Revolvers are equally interesting. Remember that a sixgun is essentially six guns, in that there are six chamber-and-barrel combinations. It makes a difference. An hour or so with a revolver in the rest can provide interesting information. Shoot a group of five or so with each chamber and find out which one shoots the smallest—and the largest. More to the point, you can use the accuracy of shooting from the rest to identify the most accurate team of five chambers.

Shooters who tune their handloads with Ransom Rest shooting will appreciate my delight at the smallest handloaded group I ever fired with a handgun—.29 inch. Twenty years later, I had reason to assemble the same load and it almost did it again.

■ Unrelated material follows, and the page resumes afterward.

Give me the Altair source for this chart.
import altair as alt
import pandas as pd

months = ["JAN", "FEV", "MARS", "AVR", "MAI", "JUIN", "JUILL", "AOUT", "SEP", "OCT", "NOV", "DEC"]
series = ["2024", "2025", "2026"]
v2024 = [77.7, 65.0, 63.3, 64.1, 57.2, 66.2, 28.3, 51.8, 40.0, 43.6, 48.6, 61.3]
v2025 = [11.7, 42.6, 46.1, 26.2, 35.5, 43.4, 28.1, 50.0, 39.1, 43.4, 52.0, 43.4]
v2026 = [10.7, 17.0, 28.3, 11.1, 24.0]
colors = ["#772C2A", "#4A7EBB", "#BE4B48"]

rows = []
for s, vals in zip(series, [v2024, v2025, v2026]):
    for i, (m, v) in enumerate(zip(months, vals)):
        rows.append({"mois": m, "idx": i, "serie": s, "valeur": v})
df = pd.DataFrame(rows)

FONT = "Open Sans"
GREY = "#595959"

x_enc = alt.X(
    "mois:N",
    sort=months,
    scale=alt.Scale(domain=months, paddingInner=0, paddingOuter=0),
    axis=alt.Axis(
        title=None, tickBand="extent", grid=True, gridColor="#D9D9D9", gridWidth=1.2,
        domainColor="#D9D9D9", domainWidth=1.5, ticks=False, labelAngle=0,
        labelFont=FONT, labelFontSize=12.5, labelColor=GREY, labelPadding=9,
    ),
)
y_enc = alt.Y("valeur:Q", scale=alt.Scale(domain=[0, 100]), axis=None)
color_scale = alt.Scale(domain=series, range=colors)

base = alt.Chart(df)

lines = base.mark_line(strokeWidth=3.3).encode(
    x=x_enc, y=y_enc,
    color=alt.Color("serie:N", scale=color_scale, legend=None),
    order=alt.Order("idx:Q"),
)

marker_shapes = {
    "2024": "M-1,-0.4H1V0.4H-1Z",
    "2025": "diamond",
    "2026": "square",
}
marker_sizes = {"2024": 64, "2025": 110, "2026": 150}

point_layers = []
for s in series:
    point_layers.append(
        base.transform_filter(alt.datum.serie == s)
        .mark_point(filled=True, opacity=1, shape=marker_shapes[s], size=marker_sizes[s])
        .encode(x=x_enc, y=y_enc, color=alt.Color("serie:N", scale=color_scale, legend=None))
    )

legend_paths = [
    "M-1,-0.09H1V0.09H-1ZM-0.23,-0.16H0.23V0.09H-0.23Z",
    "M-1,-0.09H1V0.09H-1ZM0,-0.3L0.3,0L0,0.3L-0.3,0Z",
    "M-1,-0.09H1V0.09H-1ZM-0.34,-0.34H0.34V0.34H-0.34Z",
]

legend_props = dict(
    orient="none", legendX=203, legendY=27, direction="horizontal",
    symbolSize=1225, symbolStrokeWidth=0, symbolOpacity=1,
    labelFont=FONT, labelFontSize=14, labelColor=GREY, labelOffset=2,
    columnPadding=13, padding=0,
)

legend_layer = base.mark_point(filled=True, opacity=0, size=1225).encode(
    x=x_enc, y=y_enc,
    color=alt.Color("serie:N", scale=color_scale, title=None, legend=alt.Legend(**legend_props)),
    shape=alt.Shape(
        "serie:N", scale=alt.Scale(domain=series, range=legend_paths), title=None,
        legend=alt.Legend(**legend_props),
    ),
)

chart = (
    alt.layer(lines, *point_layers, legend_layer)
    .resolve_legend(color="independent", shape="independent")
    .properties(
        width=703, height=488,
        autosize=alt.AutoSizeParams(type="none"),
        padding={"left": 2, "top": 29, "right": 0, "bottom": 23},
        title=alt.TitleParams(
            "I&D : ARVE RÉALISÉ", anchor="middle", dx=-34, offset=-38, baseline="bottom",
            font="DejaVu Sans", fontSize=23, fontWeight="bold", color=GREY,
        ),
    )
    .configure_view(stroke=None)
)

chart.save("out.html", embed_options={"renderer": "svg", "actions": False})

If there is anything to be learned from all of this, it is simply that your handguns are far more accurate than you ever imagined. Sure, it is possible to get a high-priced, name-brand gun that shoots unacceptably large groups, as well as an aging import that drives nails. Wouldn’t you really like to know? I believe that any shooter who uses a gun of known mechanical accuracy does it with much greater confidence—even fightin’ iron.